> **Written instruction**: Your task is to copy the listing exactly, with the pictures left out.

> **Source excerpt**:
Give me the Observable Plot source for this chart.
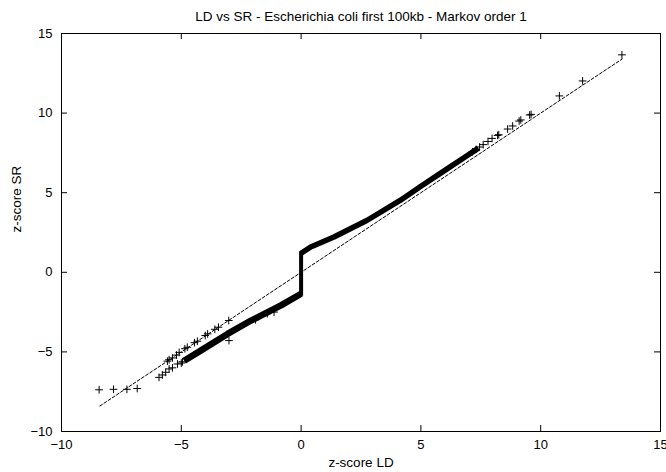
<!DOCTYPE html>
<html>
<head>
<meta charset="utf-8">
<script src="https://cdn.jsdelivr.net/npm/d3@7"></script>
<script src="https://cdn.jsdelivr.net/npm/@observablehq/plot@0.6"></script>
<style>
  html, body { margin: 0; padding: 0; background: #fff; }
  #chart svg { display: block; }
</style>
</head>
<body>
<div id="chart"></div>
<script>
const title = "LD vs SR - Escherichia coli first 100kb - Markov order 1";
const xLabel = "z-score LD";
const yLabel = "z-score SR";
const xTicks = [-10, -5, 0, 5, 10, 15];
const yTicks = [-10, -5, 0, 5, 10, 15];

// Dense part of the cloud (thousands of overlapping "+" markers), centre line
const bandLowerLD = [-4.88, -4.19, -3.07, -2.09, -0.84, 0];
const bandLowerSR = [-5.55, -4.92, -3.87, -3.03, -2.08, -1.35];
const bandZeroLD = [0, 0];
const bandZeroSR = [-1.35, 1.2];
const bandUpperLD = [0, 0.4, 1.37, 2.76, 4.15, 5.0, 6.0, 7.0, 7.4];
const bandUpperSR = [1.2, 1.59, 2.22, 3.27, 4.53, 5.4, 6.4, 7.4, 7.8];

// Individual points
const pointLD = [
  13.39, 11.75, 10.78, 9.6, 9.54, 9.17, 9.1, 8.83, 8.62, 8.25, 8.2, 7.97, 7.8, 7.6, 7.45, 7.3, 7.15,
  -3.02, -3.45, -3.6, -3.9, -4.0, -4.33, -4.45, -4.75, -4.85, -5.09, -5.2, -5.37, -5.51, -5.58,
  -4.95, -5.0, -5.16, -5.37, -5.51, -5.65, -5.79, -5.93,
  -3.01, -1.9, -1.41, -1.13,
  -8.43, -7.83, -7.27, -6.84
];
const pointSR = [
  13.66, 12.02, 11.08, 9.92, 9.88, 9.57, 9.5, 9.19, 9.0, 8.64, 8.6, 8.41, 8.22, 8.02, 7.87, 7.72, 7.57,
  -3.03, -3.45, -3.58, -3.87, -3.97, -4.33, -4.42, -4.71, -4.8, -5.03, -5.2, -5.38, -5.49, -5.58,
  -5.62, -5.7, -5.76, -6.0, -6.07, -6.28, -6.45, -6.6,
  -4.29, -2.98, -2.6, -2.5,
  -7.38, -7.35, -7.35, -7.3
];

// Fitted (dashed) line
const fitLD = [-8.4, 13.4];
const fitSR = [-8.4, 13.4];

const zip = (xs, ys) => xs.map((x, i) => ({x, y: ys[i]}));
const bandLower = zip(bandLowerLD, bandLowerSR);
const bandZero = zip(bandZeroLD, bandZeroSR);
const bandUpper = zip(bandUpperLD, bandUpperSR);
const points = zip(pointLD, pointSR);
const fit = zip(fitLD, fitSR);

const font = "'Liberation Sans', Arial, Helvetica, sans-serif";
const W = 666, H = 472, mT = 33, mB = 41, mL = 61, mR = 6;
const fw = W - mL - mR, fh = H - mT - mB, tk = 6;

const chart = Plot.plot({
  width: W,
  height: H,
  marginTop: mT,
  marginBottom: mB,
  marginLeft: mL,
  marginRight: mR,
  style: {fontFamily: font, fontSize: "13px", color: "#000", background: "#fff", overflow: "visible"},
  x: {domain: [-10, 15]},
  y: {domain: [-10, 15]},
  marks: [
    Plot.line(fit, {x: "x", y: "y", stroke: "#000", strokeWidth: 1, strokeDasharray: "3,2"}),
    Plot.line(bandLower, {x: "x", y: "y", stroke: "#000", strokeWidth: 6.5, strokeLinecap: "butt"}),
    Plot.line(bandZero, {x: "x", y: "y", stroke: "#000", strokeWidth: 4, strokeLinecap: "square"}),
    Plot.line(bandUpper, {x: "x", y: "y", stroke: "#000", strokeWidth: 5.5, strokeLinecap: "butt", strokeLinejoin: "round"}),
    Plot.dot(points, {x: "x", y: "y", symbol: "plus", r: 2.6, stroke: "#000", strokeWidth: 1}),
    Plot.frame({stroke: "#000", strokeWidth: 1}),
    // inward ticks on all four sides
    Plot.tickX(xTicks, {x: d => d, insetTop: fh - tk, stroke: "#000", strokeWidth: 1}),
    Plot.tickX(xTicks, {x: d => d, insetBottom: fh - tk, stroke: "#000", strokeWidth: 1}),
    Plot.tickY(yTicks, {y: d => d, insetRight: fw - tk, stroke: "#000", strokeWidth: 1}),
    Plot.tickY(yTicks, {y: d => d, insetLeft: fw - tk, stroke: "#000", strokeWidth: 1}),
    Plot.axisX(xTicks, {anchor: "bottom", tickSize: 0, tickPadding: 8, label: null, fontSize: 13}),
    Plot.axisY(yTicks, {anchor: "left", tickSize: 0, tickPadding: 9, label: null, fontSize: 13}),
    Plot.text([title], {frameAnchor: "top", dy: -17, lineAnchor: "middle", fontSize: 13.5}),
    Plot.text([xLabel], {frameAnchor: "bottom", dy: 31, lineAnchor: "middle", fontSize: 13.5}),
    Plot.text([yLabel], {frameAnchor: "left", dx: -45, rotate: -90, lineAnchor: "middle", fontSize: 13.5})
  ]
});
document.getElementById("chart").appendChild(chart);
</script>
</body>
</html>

> **Final result**:
Give me the Observable Plot source for this chart.
<!DOCTYPE html>
<html>
<head>
<meta charset="utf-8">
<script src="https://cdn.jsdelivr.net/npm/d3@7"></script>
<script src="https://cdn.jsdelivr.net/npm/@observablehq/plot@0.6"></script>
<style>
  html, body { margin: 0; padding: 0; background: #fff; }
  #chart svg { display: block; }
</style>
</head>
<body>
<div id="chart"></div>
<script>
const title = "LD vs SR - Escherichia coli first 100kb - Markov order 1";
const xLabel = "z-score LD";
const yLabel = "z-score SR";
const xTicks = [-10, -5, 0, 5, 10, 15];
const yTicks = [-10, -5, 0, 5, 10, 15];

// Dense part of the cloud (thousands of overlapping "+" markers), centre line
const bandLowerLD = [-4.88, -4.19, -3.07, -2.09, -0.84, 0];
const bandLowerSR = [-5.55, -4.92, -3.87, -3.03, -2.08, -1.35];
const bandZeroLD = [0, 0];
const bandZeroSR = [-1.35, 1.2];
const bandUpperLD = [0, 0.4, 1.37, 2.76, 4.15, 5.0, 6.0, 7.0, 7.4];
const bandUpperSR = [1.2, 1.59, 2.22, 3.27, 4.53, 5.4, 6.4, 7.4, 7.8];

// Individual points
const pointLD = [
  13.39, 11.75, 10.78, 9.6, 9.54, 9.17, 9.1, 8.83, 8.62, 8.25, 8.2, 7.97, 7.8, 7.6, 7.45, 7.3, 7.15,
  -3.02, -3.45, -3.6, -3.9, -4.0, -4.33, -4.45, -4.75, -4.85, -5.09, -5.2, -5.37, -5.51, -5.58,
  -4.95, -5.0, -5.16, -5.37, -5.51, -5.65, -5.79, -5.93,
  -3.01, -1.9, -1.41, -1.13,
  -8.43, -7.83, -7.27, -6.84
];
const pointSR = [
  13.66, 12.02, 11.08, 9.92, 9.88, 9.57, 9.5, 9.19, 9.0, 8.64, 8.6, 8.41, 8.22, 8.02, 7.87, 7.72, 7.57,
  -3.03, -3.45, -3.58, -3.87, -3.97, -4.33, -4.42, -4.71, -4.8, -5.03, -5.2, -5.38, -5.49, -5.58,
  -5.62, -5.7, -5.76, -6.0, -6.07, -6.28, -6.45, -6.6,
  -4.29, -2.98, -2.6, -2.5,
  -7.38, -7.35, -7.35, -7.3
];

// Fitted (dashed) line
const fitLD = [-8.4, 13.4];
const fitSR = [-8.4, 13.4];

const zip = (xs, ys) => xs.map((x, i) => ({x, y: ys[i]}));
const bandLower = zip(bandLowerLD, bandLowerSR);
const bandZero = zip(bandZeroLD, bandZeroSR);
const bandUpper = zip(bandUpperLD, bandUpperSR);
const points = zip(pointLD, pointSR);
const fit = zip(fitLD, fitSR);

const font = "'Liberation Sans', Arial, Helvetica, sans-serif";
const W = 666, H = 472, mT = 33, mB = 41, mL = 61, mR = 6;
const fw = W - mL - mR, fh = H - mT - mB, tk = 6;

const chart = Plot.plot({
  width: W,
  height: H,
  marginTop: mT,
  marginBottom: mB,
  marginLeft: mL,
  marginRight: mR,
  style: {fontFamily: font, fontSize: "13px", color: "#000", background: "#fff", overflow: "visible"},
  x: {domain: [-10, 15]},
  y: {domain: [-10, 15]},
  marks: [
    Plot.line(fit, {x: "x", y: "y", stroke: "#000", strokeWidth: 1, strokeDasharray: "3,2"}),
    Plot.line(bandLower, {x: "x", y: "y", stroke: "#000", strokeWidth: 6.5, strokeLinecap: "butt"}),
    Plot.line(bandZero, {x: "x", y: "y", stroke: "#000", strokeWidth: 4, strokeLinecap: "square"}),
    Plot.line(bandUpper, {x: "x", y: "y", stroke: "#000", strokeWidth: 5.5, strokeLinecap: "butt", strokeLinejoin: "round"}),
    Plot.dot(points, {x: "x", y: "y", symbol: "plus", r: 2.6, stroke: "#000", strokeWidth: 1}),
    Plot.frame({stroke: "#000", strokeWidth: 1}),
    // inward ticks on all four sides
    Plot.tickX(xTicks, {x: d => d, insetTop: fh - tk, stroke: "#000", strokeWidth: 1}),
    Plot.tickX(xTicks, {x: d => d, insetBottom: fh - tk, stroke: "#000", strokeWidth: 1}),
    Plot.tickY(yTicks, {y: d => d, insetRight: fw - tk, stroke: "#000", strokeWidth: 1}),
    Plot.tickY(yTicks, {y: d => d, insetLeft: fw - tk, stroke: "#000", strokeWidth: 1}),
    Plot.axisX(xTicks, {anchor: "bottom", tickSize: 0, tickPadding: 8, label: null, fontSize: 13}),
    Plot.axisY(yTicks, {anchor: "left", tickSize: 0, tickPadding: 9, label: null, fontSize: 13}),
    Plot.text([title], {frameAnchor: "top", dy: -17, lineAnchor: "middle", fontSize: 13.5}),
    Plot.text([xLabel], {frameAnchor: "bottom", dy: 31, lineAnchor: "middle", fontSize: 13.5}),
    Plot.text([yLabel], {frameAnchor: "left", dx: -45, rotate: -90, lineAnchor: "middle", fontSize: 13.5})
  ]
});
document.getElementById("chart").appendChild(chart);
</script>
</body>
</html>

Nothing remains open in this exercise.